= John Sawruk =

John Sawruk (November 23, 1946 - November 12, 2008) was an American executive. He was also the official historian of the Pontiac Motor Division of GM.

John was a licensed engineer, receiving his Bachelor of Science in mechanical engineering from the New Jersey Institute of Technology and his MBA from Wayne State University.

In 1978, a highlight of this career was presented with the prestigious Boss Kettering Award from General Motors.
He held a U.S. patent for an engine with charge equalizing intake manifold on the 4-cylinder “Iron Duke” engine.

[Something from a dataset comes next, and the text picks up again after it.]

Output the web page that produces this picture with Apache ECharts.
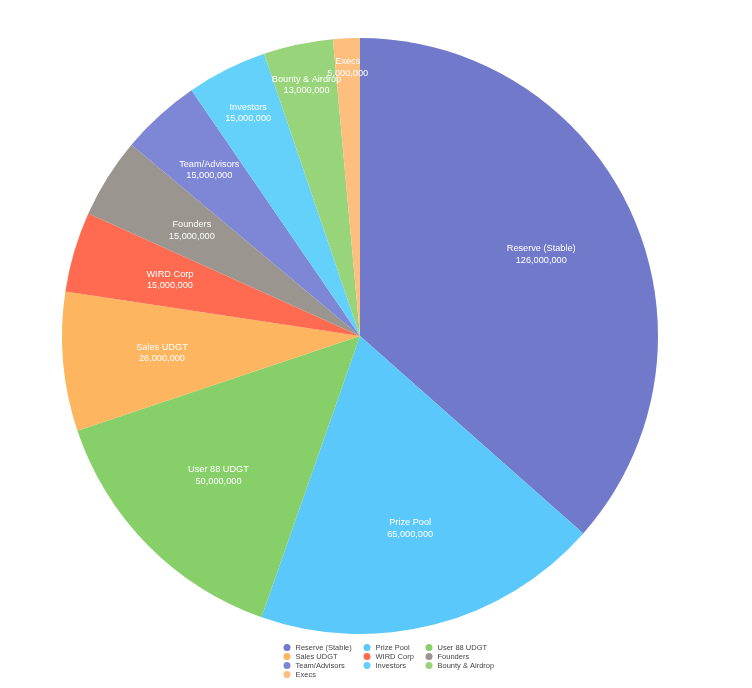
<!DOCTYPE html>
<html>
<head>
<meta charset="utf-8">
<script src="https://cdn.jsdelivr.net/npm/echarts@6/dist/echarts.min.js"></script>
<style>html,body{margin:0;padding:0;background:#fff}#c{width:752px;height:688px}</style>
</head>
<body>
<div id="c"></div>
<script>
const categories = ['Reserve (Stable)','Prize Pool','User 88 UDGT','Sales UDGT','WIRD Corp','Founders','Team/Advisors','Investors','Bounty & Airdrop','Execs'];
const values = [126000000,65000000,50000000,26000000,15000000,15000000,15000000,15000000,13000000,5000000];
const colors = ['#7179CB','#5AC8FA','#87CF68','#FDB55F','#FE6B50','#9B958F','#7E86D6','#64D1FA','#98D47A','#FDBE7E'];
const legendColumns = [
  ['Reserve (Stable)','Sales UDGT','Team/Advisors','Execs'],
  ['Prize Pool','WIRD Corp','Investors'],
  ['User 88 UDGT','Founders','Bounty & Airdrop']
];

const CX = 360, CY = 336, R = 298;
const labelRadiusRatio = [0.667,0.667,0.667,0.667,0.665,0.666,0.752,0.838,0.862,0.902];
const total = values.reduce((a,b)=>a+b,0);
const midAngles = [];
let cum = 0;
values.forEach(v => { midAngles.push((cum + v/2)/total*2*Math.PI); cum += v; });

const chart = echarts.init(document.getElementById('c'), null, {renderer:'canvas'});
const legendLefts = [283.5, 363.5, 425.5];
chart.setOption({
  backgroundColor: '#ffffff',
  animation: false,
  color: colors,
  legend: legendColumns.map((col, i) => ({
    data: col,
    orient: 'vertical',
    left: legendLefts[i],
    top: 643.5,
    padding: 0,
    itemGap: 1,
    itemWidth: 7,
    itemHeight: 7,
    icon: 'circle',
    selectedMode: false,
    textStyle: {fontFamily: 'Liberation Sans, Arial, sans-serif', fontSize: 7.5, color: '#444', lineHeight: 7, padding: 0}
  })),
  series: [{
    type: 'pie',
    center: [CX, CY],
    radius: [0, R],
    startAngle: 90,
    clockwise: true,
    avoidLabelOverlap: false,
    emphasis: {disabled: true},
    itemStyle: {borderWidth: 0},
    data: categories.map((n, i) => ({name: n, value: values[i]})),
    label: {
      show: true,
      position: 'inside',
      color: '#fff',
      fontFamily: 'Liberation Sans, Arial, sans-serif',
      fontSize: 9.2,
      lineHeight: 11.5,
      align: 'center',
      formatter: p => p.name + '\n' + p.value.toLocaleString('en-US')
    },
    labelLine: {show: false},
    labelLayout: function (params) {
      const i = params.dataIndex;
      const a = midAngles[i];
      const r = R * labelRadiusRatio[i];
      return {
        x: CX + r * Math.sin(a),
        y: CY - r * Math.cos(a),
        align: 'center',
        verticalAlign: 'middle'
      };
    }
  }]
});
</script>
</body>
</html>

After retiring, John enjoyed attending car enthusiast events, often speaking at technical sessions of the GTO Association of America (GTOAA). He would bring his black 1971½ Pontiac GT-37, a rare car of historical significance. Pontiac only produced a few thousand of the GT-37's in 1970 and 1971, a car based on the same body platform as the more numerous and popular Pontiac GTO.

==Career time line==
- 1967 - Internship at General Motors
- 1968 - Began GM career as an Entry-level engineer in the Special Problems Laboratory
- 1969 - Engineer in Experimental Engine Group
- 1970 - Project manager for unleaded fuel
- 1974 - Project manager for the 2.5L 4-cyl engine development
- 1976 - Participated in a Florida test trip of Pontiac drivetrains
- 1978 - Supervisor of the Experimental Powertrain Group
- 1979 - "Eighth Level" Manager of Service Engineering in the Sales Department
- 1980 - Developing a division-wide Value Engineering program
- 1981 - Led Value Engineering seminar to improve quality
- 1982 - Moved to Staff Engineer for Transmission and Axle
- 1983 - Made the official GM Historian for the Pontiac Division
- 1984 - Participated in the press preview for the '84 Pontiac Trans Am and other models at GM Proving Grounds
- 1986 - Ran Pontiac Motorsports and Specialty Vehicles
- 1987 - Moved back to Advanced Vehicle Engineering
- 1997 - Participated in tech seminars during the 25th Anniversary POCI Convention in Denver, Colorado along with Smokey Yunick and John DeLorean.
- 2002 - Retired as a GM Engineering Director
- 2004 - Seminar at GTOAA Nats in Pontiac Michigan. The 40th Anniversary of the GTO coincided with the 25th Anniversary of the GTOAA, and release of new 2004 GTO. John's seminar covered the Pontiac GT-37. During the seminar, John also showed some other little-known facts to the GTO enthusiasts, including the build sheet of the very first Pontiac GTO built.

==Death==

John was diagnosed with kidney cancer in 1997 and was doing well until November 2007. Typically once someone has been diagnosed with kidney cancer, they only have a 5% chance to live beyond one year. John went through two surgeries and many different experimental drugs over his last few years to be able to live an additional 11 years beyond the odds. On September 30, 2008 the doctor gave him six months, or less, to live and on the morning of November 12, 2008 he died at age 61, just 11 days before his 62nd birthday.